Но, повторяю, не только в этом историко-литературном истолковании творчества Пушкина значение того понятия о всечеловеке", которое создал Достоевский. Поняв национализм, как желание возможно шире воплотить в себе лучшие стороны общечеловеческой природы, Достоевский в этот лучезарно-светлый момент своей духовной жизни поставил идею национализма на недосягаемую высоту.
Великие слова, когда-либо сказанные по самым разнообразным поводам, имеют то свойство, что они никогда не стареют и всегда могут находить себе применение. И жгучую современность приобретает в наши дни неистового извращения идей здорового национализма то место московской речи, где Достоевский говорит: „Стать настоящим русским, сталь вполне русским, может быть, и значит только стать братом всех людей, всечелочеком (курсив Достоевского), если хотите".

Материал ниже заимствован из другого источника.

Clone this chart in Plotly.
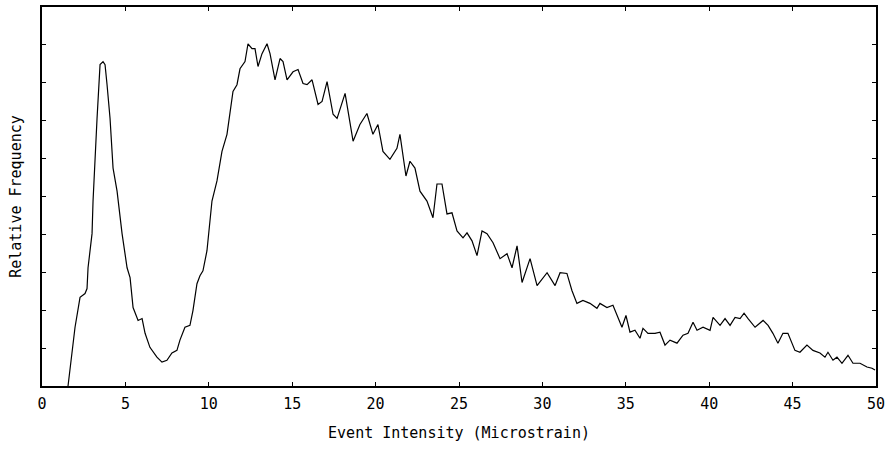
import plotly.graph_objects as go

intensity = [1.56, 1.80, 1.98, 2.28, 2.58, 2.70, 2.76, 3.00, 3.06, 3.30, 3.48, 3.66, 3.78, 3.90, 4.08, 4.26, 4.50, 4.80, 5.10, 5.28,
             5.46, 5.76, 6.00, 6.18, 6.47, 6.89, 7.19, 7.49, 7.79, 8.09, 8.27, 8.57, 8.87, 9.05, 9.29, 9.47, 9.65, 9.89, 10.07, 10.19,
             10.49, 10.79, 11.09, 11.27, 11.45, 11.69, 11.87, 12.17, 12.35, 12.59, 12.77, 12.95, 13.19, 13.49, 13.67, 13.97, 14.27, 14.45, 14.69, 15.05,
             15.35, 15.65, 15.89, 16.19, 16.55, 16.79, 17.09, 17.45, 17.69, 18.17, 18.65, 19.06, 19.48, 19.84, 20.14, 20.44, 20.86, 21.28, 21.46, 21.82,
             22.06, 22.36, 22.66, 23.08, 23.44, 23.68, 23.98, 24.28, 24.58, 24.88, 25.24, 25.48, 25.78, 26.08, 26.38, 26.68, 27.04, 27.46, 27.88, 28.18,
             28.48, 28.78, 29.26, 29.68, 30.28, 30.76, 31.06, 31.47, 31.77, 32.07, 32.43, 32.85, 33.27, 33.45, 33.87, 34.23, 34.53, 34.77, 35.01, 35.25,
             35.55, 35.85, 36.03, 36.33, 36.75, 37.05, 37.35, 37.65, 38.07, 38.43, 38.73, 39.03, 39.27, 39.63, 40.05, 40.23, 40.65, 40.95, 41.25, 41.55,
             41.85, 42.09, 42.33, 42.75, 43.23, 43.53, 43.82, 44.12, 44.42, 44.72, 45.14, 45.44, 45.86, 46.22, 46.64, 46.94, 47.12, 47.42, 47.66, 47.96,
             48.32, 48.62, 49.04, 49.46, 49.76, 49.94]
frequency = [0.00, 0.87, 1.55, 2.34, 2.44, 2.57, 3.12, 4.02, 4.88, 7.06, 8.48, 8.56, 8.48, 7.95, 7.06, 5.75, 5.14, 4.02, 3.12, 2.86,
             2.07, 1.73, 1.78, 1.39, 1.02, 0.76, 0.63, 0.68, 0.87, 0.94, 1.21, 1.55, 1.60, 1.99, 2.70, 2.91, 3.04, 3.57, 4.44, 4.88,
             5.41, 6.19, 6.64, 7.24, 7.77, 7.95, 8.37, 8.56, 9.03, 8.90, 8.90, 8.43, 8.77, 9.03, 8.77, 8.08, 8.64, 8.56, 8.08, 8.29,
             8.35, 7.98, 7.95, 8.08, 7.43, 7.51, 8.03, 7.17, 7.06, 7.72, 6.46, 6.90, 7.19, 6.64, 6.90, 6.19, 5.98, 6.27, 6.64, 5.54,
             5.93, 5.75, 5.14, 4.88, 4.44, 5.33, 5.33, 4.54, 4.57, 4.09, 3.91, 4.04, 3.83, 3.44, 4.09, 4.02, 3.78, 3.36, 3.49, 3.12,
             3.70, 2.73, 3.36, 2.65, 2.99, 2.65, 2.99, 2.97, 2.52, 2.18, 2.26, 2.18, 2.05, 2.18, 2.07, 2.13, 1.81, 1.55, 1.86, 1.42,
             1.47, 1.26, 1.52, 1.39, 1.39, 1.42, 1.08, 1.21, 1.13, 1.34, 1.39, 1.68, 1.47, 1.55, 1.47, 1.81, 1.60, 1.78, 1.60, 1.81,
             1.78, 1.92, 1.78, 1.55, 1.73, 1.60, 1.39, 1.13, 1.39, 1.39, 0.94, 0.89, 1.08, 0.94, 0.87, 0.76, 0.89, 0.68, 0.76, 0.60,
             0.81, 0.60, 0.60, 0.50, 0.47, 0.42]

x_ticks = [0, 5, 10, 15, 20, 25, 30, 35, 40, 45, 50]
x_tick_labels = ["0", "5", "10", "15", "20", "25", "30", "35", "40", "45", "50"]

font = "DejaVu Sans Mono"

fig = go.Figure()
fig.add_trace(go.Scatter(x=intensity, y=frequency, mode="lines",
                         line=dict(color="black", width=1.2), showlegend=False,
                         hoverinfo="skip"))

fig.update_layout(
    width=891, height=449,
    margin=dict(l=42, r=15, t=5, b=63),
    paper_bgcolor="white", plot_bgcolor="white",
    font=dict(family=font, size=15, color="black"),
)
fig.update_xaxes(
    range=[0, 50], tickvals=x_ticks, ticktext=x_tick_labels,
    ticks="inside", ticklen=4, tickcolor="black", tickwidth=1,
    ticklabelstandoff=3,
    showline=True, linecolor="black", linewidth=1.5, mirror="ticks",
    showgrid=False, zeroline=False,
    title=dict(text="Event Intensity (Microstrain)", font=dict(family=font, size=15), standoff=16),
)
fig.update_yaxes(
    range=[0, 10], dtick=1, tick0=0, showticklabels=False,
    ticks="inside", ticklen=4, tickcolor="black", tickwidth=1,
    showline=True, linecolor="black", linewidth=1.5, mirror="ticks",
    showgrid=False, zeroline=False,
    title=dict(text="Relative Frequency", font=dict(family=font, size=15), standoff=15),
)

fig.write_html("out.html")
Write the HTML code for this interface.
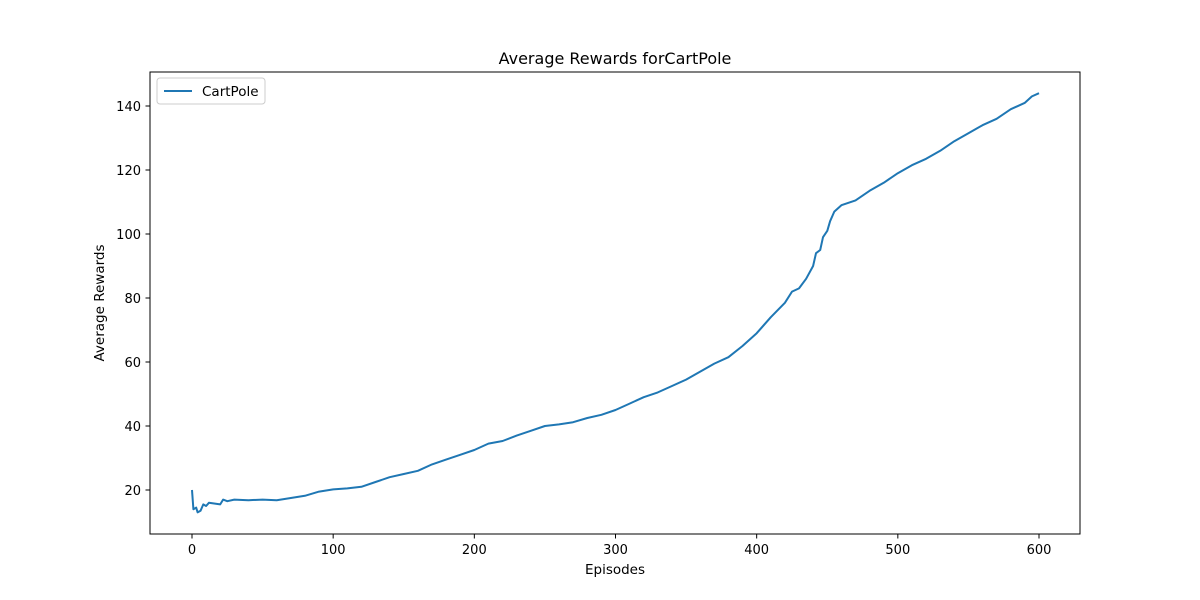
<!DOCTYPE html>
<html><head><meta charset="utf-8">
<style>
body{margin:0;background:#fff;}
svg{display:block;font-family:"DejaVu Sans","Liberation Sans",sans-serif;}
</style></head>
<body>
<svg id="chart" width="1200" height="600" viewBox="0 0 1200 600">
<rect width="1200" height="600" fill="#fff"/>
<text x="615" y="64" font-size="16" text-anchor="middle">Average Rewards forCartPole</text>
<g id="xticks"></g>
<g id="yticks"></g>
<path id="line" fill="none" stroke="#1f77b4" stroke-width="2" stroke-linejoin="round"/>
<rect x="150" y="72" width="930" height="462" fill="none" stroke="#000" stroke-width="1"/>
<text x="615" y="574" font-size="13.5" text-anchor="middle">Episodes</text>
<text transform="translate(104,303) rotate(-90)" font-size="13.5" text-anchor="middle">Average Rewards</text>
<g>
<rect x="157" y="78" width="108" height="26" rx="3" fill="#fff" stroke="#ccc"/>
<line x1="164" y1="91" x2="192" y2="91" stroke="#1f77b4" stroke-width="2"/>
<text x="202" y="96" font-size="13.5">CartPole</text>
</g>
</svg>
<script>
const episodes=[0,1,3,4,6,8,10,12,20,22,25,30,40,50,60,70,80,90,100,110,120,130,140,150,160,170,180,190,200,210,220,230,240,250,260,270,280,290,300,310,320,330,340,350,360,370,380,390,400,410,420,425,430,435,440,442,445,447,450,452,455,460,470,480,490,500,510,520,530,540,550,560,570,580,590,595,600];
const rewards=[20,14,14.5,13,13.5,15.5,15,16,15.5,17,16.5,17,16.8,17,16.8,17.5,18.2,19.5,20.2,20.5,21,22.5,24,25,26,28,29.5,31,32.5,34.5,35.3,37,38.5,40,40.5,41.2,42.5,43.5,45,47,49,50.5,52.5,54.5,57,59.5,61.5,65,69,74,78.5,82,83,86,90,94,95,99,101,104,107,109,110.5,113.5,116,119,121.5,123.5,126,129,131.5,134,136,139,141,143,144];
const xTicks=[0,100,200,300,400,500,600];
const yTicks=[20,40,60,80,100,120,140];
const X=v=>192+v*(847/600);
const Y=v=>490-(v-20)*3.2;
const ns="http://www.w3.org/2000/svg";
const xg=document.getElementById('xticks'),yg=document.getElementById('yticks');
xTicks.forEach(t=>{
 const l=document.createElementNS(ns,'line');
 l.setAttribute('x1',X(t));l.setAttribute('x2',X(t));l.setAttribute('y1',534);l.setAttribute('y2',538.5);l.setAttribute('stroke','#000');
 
 
 xg.appendChild(l);
 const tx=document.createElementNS(ns,'text');
 tx.setAttribute('x',X(t));tx.setAttribute('y',554);tx.setAttribute('font-size','13');tx.setAttribute('text-anchor','middle');tx.textContent=t;
 
 
 xg.appendChild(tx);
});
yTicks.forEach(t=>{
 const l=document.createElementNS(ns,'line');
 l.setAttribute('x1',145.5);l.setAttribute('x2',150);l.setAttribute('y1',Y(t));l.setAttribute('y2',Y(t));l.setAttribute('stroke','#000');
 
 
 yg.appendChild(l);
 const tx=document.createElementNS(ns,'text');
 tx.setAttribute('x',141);tx.setAttribute('y',Y(t)+5);tx.setAttribute('font-size','13');tx.setAttribute('text-anchor','end');tx.textContent=t;
 
 
 yg.appendChild(tx);
});
document.getElementById('line').setAttribute('d',episodes.map((e,i)=>(i?'L':'M')+X(e).toFixed(1)+','+Y(rewards[i]).toFixed(1)).join(''));
</script>
</body></html>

Цитируют теперь часто Достоевского по поводу необходимости взять Константинополь. Нужно ли тревожить тень великого писателя для такого вопроса реальной политики? И без писателя-пророка можно понять важность проливов. К пророкам и гениям надо прибегать в вопросах тонких и сложных, где они силою своего прозрения могут преподать уроки, недоступные простым смертным. И потому оставим Достоевского в покое в рассуждениях о Константинополе и лучше будем с упоением повторять великие слова великого писателя:
„Стать настоящим русским значит стать братом всех людей".